[CHALLENGE]
Please pull out every line that includes the string "matplotlib".
— start DATA EXTRACT —
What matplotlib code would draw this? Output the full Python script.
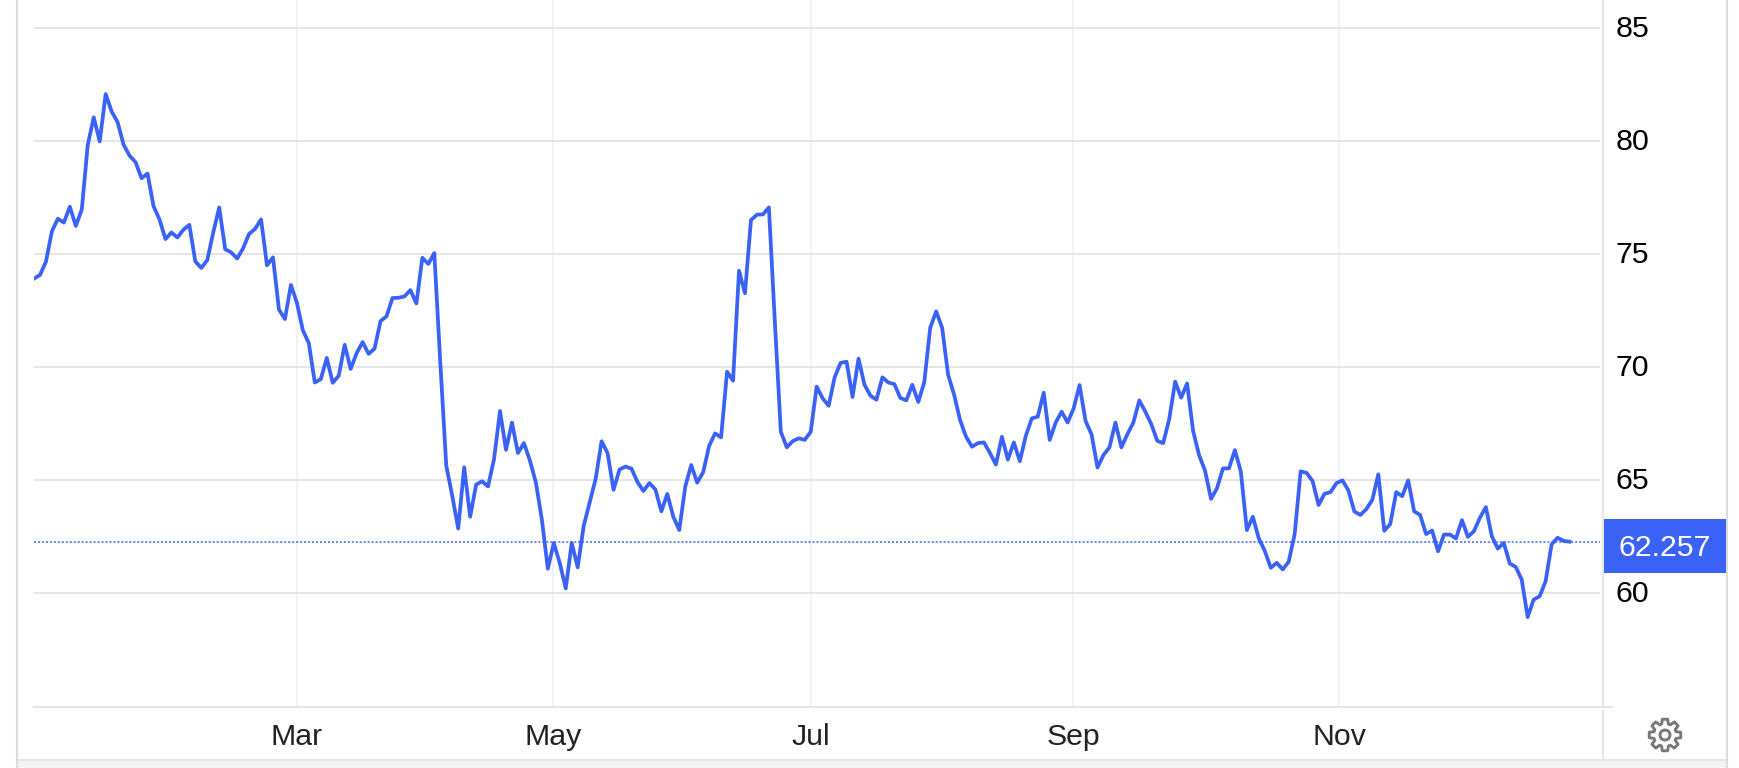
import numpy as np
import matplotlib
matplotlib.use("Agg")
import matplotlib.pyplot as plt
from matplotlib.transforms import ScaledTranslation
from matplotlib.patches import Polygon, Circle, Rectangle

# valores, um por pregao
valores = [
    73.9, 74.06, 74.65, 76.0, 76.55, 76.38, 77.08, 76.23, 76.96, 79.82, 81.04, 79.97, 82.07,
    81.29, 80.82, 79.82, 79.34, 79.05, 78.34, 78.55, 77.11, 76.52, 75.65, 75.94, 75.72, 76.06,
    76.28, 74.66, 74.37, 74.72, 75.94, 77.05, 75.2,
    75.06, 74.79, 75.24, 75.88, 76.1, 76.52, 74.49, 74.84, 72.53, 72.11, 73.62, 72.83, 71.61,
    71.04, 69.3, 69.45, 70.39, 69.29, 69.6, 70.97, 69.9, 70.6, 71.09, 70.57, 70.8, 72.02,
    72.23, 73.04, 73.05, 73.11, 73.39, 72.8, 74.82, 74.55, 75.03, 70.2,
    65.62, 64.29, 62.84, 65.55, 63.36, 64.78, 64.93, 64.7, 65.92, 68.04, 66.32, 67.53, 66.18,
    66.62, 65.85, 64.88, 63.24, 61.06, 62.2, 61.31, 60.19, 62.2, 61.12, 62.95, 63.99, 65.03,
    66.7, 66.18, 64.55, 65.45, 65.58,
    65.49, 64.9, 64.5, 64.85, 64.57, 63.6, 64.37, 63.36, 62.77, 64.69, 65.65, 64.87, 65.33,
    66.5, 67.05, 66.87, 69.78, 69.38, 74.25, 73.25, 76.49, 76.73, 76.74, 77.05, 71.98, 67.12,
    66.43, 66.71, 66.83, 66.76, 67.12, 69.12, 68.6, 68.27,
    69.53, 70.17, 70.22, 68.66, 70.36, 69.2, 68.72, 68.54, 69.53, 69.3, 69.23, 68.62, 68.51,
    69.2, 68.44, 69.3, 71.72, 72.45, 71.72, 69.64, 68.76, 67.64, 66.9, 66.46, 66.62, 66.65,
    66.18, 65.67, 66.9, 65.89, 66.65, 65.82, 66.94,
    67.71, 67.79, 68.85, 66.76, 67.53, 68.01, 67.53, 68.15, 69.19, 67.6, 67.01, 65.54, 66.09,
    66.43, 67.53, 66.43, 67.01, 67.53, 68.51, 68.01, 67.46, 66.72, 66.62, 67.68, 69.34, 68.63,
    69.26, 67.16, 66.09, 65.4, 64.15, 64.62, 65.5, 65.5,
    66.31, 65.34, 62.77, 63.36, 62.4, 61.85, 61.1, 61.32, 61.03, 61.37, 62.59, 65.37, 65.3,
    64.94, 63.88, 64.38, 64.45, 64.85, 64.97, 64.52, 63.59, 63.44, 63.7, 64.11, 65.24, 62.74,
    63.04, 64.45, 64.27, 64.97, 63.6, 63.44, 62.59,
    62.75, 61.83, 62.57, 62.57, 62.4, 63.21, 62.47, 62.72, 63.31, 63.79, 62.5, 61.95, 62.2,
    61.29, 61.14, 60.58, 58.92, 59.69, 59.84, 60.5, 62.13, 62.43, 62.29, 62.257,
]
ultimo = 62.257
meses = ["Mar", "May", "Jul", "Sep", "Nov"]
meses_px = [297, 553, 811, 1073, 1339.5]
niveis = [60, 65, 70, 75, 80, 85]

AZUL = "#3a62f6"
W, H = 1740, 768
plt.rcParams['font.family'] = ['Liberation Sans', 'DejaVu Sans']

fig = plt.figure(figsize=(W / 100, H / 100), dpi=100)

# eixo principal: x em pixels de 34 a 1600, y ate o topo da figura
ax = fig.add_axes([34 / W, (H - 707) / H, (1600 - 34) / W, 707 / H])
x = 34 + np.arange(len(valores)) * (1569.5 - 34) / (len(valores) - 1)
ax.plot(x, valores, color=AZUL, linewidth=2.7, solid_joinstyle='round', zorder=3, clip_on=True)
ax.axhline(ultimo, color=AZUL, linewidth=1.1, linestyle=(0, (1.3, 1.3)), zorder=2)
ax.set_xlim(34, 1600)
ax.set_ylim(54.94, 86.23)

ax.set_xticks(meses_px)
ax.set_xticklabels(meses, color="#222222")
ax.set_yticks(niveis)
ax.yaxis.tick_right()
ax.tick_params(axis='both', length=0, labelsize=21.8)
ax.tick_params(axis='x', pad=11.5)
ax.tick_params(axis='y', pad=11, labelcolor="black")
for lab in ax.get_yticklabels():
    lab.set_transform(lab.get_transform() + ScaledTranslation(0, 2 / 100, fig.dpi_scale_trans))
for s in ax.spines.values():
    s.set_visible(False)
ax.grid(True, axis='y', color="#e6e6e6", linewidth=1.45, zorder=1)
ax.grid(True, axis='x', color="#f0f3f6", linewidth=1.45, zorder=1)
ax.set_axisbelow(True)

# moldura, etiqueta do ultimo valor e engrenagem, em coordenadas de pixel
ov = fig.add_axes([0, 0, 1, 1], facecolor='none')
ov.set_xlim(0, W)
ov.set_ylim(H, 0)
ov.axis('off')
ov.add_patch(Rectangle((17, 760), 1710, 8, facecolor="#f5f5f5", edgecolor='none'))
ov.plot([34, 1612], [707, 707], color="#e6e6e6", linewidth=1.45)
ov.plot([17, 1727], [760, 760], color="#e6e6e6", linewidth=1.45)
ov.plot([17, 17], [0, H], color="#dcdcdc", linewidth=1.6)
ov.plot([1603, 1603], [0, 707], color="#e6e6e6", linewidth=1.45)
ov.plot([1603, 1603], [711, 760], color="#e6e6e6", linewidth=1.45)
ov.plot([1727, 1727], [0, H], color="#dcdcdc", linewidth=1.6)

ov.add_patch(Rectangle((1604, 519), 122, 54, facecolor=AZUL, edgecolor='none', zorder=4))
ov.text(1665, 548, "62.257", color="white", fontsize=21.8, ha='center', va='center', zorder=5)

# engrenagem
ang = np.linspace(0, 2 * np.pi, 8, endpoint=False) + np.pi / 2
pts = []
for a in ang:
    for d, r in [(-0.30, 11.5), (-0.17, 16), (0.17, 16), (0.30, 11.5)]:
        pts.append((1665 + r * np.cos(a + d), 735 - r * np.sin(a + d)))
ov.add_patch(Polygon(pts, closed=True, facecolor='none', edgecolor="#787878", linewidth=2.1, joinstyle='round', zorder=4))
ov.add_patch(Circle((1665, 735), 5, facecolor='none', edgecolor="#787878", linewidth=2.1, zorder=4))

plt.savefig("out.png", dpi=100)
— end DATA EXTRACT —
[TASK RESPONSE]
What matplotlib code would draw this? Output the full Python script.
import matplotlib
matplotlib.use("Agg")
import matplotlib.pyplot as plt
from matplotlib.transforms import ScaledTranslation
from matplotlib.patches import Polygon, Circle, Rectangle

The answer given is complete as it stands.